** PROMPT **
Scan the records below for the line with "Recreate this image" and the line with "const legendNames = ['low", and retype that range exactly, both ends included, pictures excepted.

** INPUT **
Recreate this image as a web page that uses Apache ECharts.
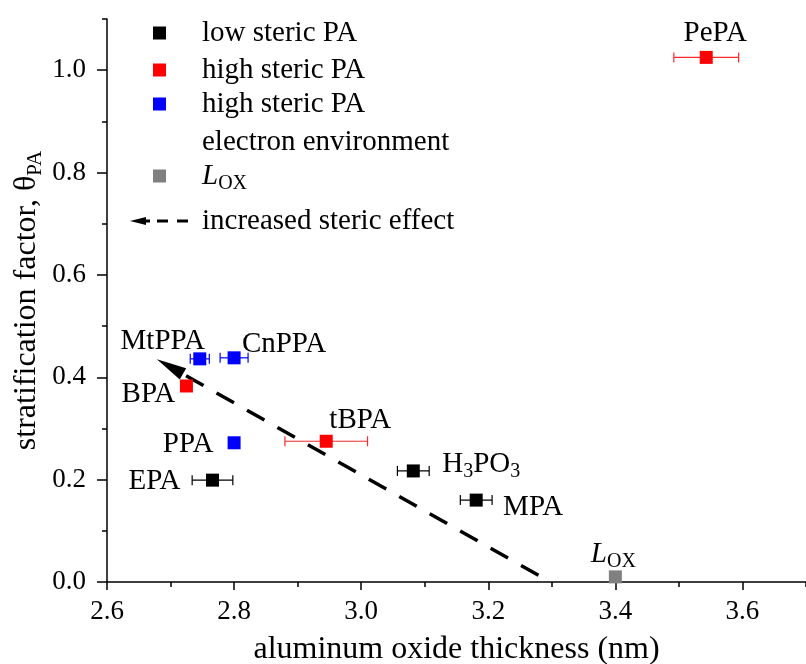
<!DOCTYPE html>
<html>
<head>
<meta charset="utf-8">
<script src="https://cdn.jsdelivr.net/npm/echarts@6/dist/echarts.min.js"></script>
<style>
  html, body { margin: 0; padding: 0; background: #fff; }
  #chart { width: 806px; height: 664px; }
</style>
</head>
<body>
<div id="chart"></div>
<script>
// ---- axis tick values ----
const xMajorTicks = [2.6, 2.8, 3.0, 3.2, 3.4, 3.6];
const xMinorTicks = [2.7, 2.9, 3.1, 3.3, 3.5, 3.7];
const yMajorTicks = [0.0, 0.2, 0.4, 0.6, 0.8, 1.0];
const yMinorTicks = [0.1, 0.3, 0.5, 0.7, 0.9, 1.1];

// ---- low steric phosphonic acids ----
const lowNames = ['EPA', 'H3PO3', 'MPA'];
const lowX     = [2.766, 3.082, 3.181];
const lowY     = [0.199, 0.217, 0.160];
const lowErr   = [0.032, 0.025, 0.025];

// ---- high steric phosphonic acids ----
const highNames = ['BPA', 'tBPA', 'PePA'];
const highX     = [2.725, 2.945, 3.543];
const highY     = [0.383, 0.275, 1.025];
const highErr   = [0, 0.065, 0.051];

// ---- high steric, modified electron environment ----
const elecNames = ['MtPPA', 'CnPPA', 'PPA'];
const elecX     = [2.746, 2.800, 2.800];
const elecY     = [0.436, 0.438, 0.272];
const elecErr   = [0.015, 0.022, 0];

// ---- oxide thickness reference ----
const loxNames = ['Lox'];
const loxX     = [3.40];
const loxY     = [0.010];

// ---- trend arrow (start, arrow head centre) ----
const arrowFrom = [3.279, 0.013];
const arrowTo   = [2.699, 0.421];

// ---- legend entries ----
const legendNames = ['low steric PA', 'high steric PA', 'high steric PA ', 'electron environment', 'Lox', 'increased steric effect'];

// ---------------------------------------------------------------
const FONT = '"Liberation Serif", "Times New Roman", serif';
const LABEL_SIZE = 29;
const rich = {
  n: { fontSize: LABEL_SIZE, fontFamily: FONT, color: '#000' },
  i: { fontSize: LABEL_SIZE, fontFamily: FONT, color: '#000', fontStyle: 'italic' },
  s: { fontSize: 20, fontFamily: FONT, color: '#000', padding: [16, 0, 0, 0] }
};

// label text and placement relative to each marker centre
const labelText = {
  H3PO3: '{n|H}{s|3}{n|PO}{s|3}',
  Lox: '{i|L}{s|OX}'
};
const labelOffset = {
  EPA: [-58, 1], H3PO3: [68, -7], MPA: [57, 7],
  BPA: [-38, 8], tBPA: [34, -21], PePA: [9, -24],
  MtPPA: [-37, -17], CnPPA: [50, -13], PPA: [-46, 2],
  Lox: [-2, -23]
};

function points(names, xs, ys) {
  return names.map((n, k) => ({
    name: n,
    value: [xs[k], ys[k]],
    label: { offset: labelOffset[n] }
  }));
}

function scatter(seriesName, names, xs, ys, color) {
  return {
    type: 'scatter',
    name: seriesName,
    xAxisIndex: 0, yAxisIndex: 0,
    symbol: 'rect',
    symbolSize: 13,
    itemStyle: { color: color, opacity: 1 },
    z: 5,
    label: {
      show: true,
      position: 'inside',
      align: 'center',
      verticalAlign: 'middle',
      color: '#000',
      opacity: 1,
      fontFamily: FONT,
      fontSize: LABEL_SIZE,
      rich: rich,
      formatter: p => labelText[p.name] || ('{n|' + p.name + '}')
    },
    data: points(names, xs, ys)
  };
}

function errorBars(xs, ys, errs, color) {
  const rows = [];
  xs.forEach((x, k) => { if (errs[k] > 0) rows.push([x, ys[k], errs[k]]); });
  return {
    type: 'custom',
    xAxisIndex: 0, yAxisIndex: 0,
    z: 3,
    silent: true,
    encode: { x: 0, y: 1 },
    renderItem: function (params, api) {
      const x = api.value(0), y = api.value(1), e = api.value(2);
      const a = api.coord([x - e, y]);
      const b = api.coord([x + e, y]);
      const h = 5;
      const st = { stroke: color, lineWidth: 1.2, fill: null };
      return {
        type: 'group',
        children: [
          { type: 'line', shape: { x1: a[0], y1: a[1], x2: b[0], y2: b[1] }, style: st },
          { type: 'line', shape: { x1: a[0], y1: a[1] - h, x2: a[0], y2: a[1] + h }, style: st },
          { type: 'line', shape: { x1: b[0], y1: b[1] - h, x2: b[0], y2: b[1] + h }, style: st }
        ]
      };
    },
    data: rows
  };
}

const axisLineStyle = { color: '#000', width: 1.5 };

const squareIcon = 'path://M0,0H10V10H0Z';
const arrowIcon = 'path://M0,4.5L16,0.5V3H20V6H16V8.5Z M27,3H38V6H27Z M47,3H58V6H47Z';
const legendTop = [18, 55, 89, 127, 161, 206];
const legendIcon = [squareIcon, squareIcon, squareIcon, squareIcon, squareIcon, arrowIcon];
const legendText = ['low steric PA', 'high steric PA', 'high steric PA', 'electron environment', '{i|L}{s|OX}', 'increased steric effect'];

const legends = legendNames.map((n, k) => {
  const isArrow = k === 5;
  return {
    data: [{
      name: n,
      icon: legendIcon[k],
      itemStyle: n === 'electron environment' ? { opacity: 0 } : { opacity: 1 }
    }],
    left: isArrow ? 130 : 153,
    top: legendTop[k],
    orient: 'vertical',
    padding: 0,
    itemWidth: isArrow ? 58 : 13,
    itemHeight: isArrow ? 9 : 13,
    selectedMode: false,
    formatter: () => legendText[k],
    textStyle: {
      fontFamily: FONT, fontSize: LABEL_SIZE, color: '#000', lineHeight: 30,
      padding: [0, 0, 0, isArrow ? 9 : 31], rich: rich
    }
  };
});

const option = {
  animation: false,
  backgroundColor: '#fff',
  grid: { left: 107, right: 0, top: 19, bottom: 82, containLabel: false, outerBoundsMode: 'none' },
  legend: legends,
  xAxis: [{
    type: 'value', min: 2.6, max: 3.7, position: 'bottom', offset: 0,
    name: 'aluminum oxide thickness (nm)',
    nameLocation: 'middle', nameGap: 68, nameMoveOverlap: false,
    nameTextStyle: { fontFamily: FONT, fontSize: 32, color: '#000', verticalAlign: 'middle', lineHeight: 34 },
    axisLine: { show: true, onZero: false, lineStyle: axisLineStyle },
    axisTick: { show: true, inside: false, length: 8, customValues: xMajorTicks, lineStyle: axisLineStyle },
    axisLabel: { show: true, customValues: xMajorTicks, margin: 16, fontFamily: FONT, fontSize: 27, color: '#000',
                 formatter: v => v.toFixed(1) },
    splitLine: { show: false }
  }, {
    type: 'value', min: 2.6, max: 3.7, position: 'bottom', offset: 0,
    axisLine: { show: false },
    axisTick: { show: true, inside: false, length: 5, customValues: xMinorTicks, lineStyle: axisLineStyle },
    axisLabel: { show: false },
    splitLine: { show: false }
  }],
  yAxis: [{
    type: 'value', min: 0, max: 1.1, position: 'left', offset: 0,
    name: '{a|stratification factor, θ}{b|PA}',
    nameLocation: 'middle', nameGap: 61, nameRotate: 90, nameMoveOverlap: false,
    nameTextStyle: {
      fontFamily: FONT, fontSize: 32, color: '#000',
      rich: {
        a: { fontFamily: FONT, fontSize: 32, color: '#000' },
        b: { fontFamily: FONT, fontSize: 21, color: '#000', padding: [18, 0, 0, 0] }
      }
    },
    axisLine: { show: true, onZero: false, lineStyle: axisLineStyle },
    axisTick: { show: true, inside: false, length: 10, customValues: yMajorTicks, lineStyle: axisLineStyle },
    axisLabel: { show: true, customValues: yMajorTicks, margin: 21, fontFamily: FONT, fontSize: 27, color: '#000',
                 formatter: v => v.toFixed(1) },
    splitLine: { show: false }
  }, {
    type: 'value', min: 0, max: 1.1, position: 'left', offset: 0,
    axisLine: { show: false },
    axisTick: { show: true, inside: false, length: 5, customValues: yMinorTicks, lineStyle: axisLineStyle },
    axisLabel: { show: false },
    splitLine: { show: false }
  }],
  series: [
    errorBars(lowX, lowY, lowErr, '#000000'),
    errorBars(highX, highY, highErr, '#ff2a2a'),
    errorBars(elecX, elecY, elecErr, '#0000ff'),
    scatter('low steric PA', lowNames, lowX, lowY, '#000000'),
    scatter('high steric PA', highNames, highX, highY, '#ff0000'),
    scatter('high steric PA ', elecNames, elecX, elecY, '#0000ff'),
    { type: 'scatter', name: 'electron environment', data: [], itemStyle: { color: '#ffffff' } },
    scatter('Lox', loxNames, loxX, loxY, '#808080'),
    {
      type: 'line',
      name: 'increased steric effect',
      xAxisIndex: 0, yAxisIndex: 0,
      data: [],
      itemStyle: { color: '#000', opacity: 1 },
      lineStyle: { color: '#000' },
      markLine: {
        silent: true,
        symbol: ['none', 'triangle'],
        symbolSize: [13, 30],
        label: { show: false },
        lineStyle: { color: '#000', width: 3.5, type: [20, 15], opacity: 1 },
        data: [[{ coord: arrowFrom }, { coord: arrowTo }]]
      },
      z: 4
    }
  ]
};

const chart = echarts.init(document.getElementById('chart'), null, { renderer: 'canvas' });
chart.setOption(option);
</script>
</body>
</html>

---

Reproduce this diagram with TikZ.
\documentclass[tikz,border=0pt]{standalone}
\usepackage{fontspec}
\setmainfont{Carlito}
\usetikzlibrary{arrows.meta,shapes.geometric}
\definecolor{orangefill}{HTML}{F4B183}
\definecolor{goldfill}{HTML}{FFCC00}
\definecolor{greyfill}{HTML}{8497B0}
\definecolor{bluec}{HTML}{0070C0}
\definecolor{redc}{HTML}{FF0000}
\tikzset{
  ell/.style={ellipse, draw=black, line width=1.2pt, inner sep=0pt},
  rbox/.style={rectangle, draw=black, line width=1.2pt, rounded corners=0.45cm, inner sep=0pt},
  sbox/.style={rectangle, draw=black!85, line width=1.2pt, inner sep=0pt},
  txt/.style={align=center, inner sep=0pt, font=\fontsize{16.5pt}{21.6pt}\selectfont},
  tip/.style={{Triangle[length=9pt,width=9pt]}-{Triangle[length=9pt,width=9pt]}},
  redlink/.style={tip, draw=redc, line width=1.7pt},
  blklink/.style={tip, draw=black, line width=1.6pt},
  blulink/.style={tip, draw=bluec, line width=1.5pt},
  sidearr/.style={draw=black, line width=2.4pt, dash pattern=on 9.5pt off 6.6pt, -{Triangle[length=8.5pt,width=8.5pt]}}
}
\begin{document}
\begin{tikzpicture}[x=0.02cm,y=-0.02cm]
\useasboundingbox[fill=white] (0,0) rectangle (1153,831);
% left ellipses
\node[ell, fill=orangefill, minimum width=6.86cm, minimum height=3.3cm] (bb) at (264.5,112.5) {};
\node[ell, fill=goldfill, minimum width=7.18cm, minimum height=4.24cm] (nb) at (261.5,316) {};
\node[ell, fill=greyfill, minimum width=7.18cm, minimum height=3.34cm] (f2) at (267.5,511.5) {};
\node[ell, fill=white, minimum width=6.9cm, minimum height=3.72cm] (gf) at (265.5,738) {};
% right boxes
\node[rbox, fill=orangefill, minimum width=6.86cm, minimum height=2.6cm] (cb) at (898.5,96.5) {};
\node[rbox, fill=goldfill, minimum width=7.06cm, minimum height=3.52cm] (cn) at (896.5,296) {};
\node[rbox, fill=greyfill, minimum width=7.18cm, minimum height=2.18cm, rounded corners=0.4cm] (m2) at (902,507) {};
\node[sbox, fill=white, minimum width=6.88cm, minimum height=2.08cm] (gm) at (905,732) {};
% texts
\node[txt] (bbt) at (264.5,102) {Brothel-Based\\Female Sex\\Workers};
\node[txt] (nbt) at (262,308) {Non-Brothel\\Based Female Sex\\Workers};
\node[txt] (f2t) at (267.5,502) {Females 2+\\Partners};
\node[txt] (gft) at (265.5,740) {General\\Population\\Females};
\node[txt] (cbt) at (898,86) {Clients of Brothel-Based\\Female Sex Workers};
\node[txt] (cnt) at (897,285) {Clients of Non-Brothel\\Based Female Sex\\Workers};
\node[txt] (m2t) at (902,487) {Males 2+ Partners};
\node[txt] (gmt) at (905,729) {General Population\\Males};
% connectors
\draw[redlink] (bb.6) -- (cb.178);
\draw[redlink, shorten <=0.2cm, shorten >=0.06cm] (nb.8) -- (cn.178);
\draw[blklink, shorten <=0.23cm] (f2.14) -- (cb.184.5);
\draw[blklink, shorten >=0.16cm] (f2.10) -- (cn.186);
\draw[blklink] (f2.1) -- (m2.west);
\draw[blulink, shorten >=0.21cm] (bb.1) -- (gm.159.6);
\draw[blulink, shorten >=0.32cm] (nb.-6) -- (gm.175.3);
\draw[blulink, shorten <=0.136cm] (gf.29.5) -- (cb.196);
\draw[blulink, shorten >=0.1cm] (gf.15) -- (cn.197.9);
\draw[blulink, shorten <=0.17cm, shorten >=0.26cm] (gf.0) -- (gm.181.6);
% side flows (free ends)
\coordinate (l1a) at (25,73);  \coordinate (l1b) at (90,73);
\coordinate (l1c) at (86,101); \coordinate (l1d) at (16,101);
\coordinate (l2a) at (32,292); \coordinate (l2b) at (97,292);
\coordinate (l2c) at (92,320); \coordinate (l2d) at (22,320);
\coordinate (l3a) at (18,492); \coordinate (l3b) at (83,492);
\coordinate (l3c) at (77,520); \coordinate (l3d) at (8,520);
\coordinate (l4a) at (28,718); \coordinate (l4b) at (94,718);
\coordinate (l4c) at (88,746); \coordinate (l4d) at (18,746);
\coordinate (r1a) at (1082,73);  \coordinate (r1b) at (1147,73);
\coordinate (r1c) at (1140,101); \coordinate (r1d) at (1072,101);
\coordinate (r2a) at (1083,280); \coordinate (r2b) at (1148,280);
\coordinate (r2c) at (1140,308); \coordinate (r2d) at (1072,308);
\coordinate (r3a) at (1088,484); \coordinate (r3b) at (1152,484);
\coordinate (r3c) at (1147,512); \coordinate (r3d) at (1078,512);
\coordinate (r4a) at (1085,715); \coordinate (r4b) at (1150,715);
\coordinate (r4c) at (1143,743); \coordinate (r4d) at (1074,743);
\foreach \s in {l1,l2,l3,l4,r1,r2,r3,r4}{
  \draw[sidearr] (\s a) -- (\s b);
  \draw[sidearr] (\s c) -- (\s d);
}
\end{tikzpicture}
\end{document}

** TASK SOLUTION **
Recreate this image as a web page that uses Apache ECharts.
<!DOCTYPE html>
<html>
<head>
<meta charset="utf-8">
<script src="https://cdn.jsdelivr.net/npm/echarts@6/dist/echarts.min.js"></script>
<style>
  html, body { margin: 0; padding: 0; background: #fff; }
  #chart { width: 806px; height: 664px; }
</style>
</head>
<body>
<div id="chart"></div>
<script>
// ---- axis tick values ----
const xMajorTicks = [2.6, 2.8, 3.0, 3.2, 3.4, 3.6];
const xMinorTicks = [2.7, 2.9, 3.1, 3.3, 3.5, 3.7];
const yMajorTicks = [0.0, 0.2, 0.4, 0.6, 0.8, 1.0];
const yMinorTicks = [0.1, 0.3, 0.5, 0.7, 0.9, 1.1];

// ---- low steric phosphonic acids ----
const lowNames = ['EPA', 'H3PO3', 'MPA'];
const lowX     = [2.766, 3.082, 3.181];
const lowY     = [0.199, 0.217, 0.160];
const lowErr   = [0.032, 0.025, 0.025];

// ---- high steric phosphonic acids ----
const highNames = ['BPA', 'tBPA', 'PePA'];
const highX     = [2.725, 2.945, 3.543];
const highY     = [0.383, 0.275, 1.025];
const highErr   = [0, 0.065, 0.051];

// ---- high steric, modified electron environment ----
const elecNames = ['MtPPA', 'CnPPA', 'PPA'];
const elecX     = [2.746, 2.800, 2.800];
const elecY     = [0.436, 0.438, 0.272];
const elecErr   = [0.015, 0.022, 0];

// ---- oxide thickness reference ----
const loxNames = ['Lox'];
const loxX     = [3.40];
const loxY     = [0.010];

// ---- trend arrow (start, arrow head centre) ----
const arrowFrom = [3.279, 0.013];
const arrowTo   = [2.699, 0.421];

// ---- legend entries ----
const legendNames = ['low steric PA', 'high steric PA', 'high steric PA ', 'electron environment', 'Lox', 'increased steric effect'];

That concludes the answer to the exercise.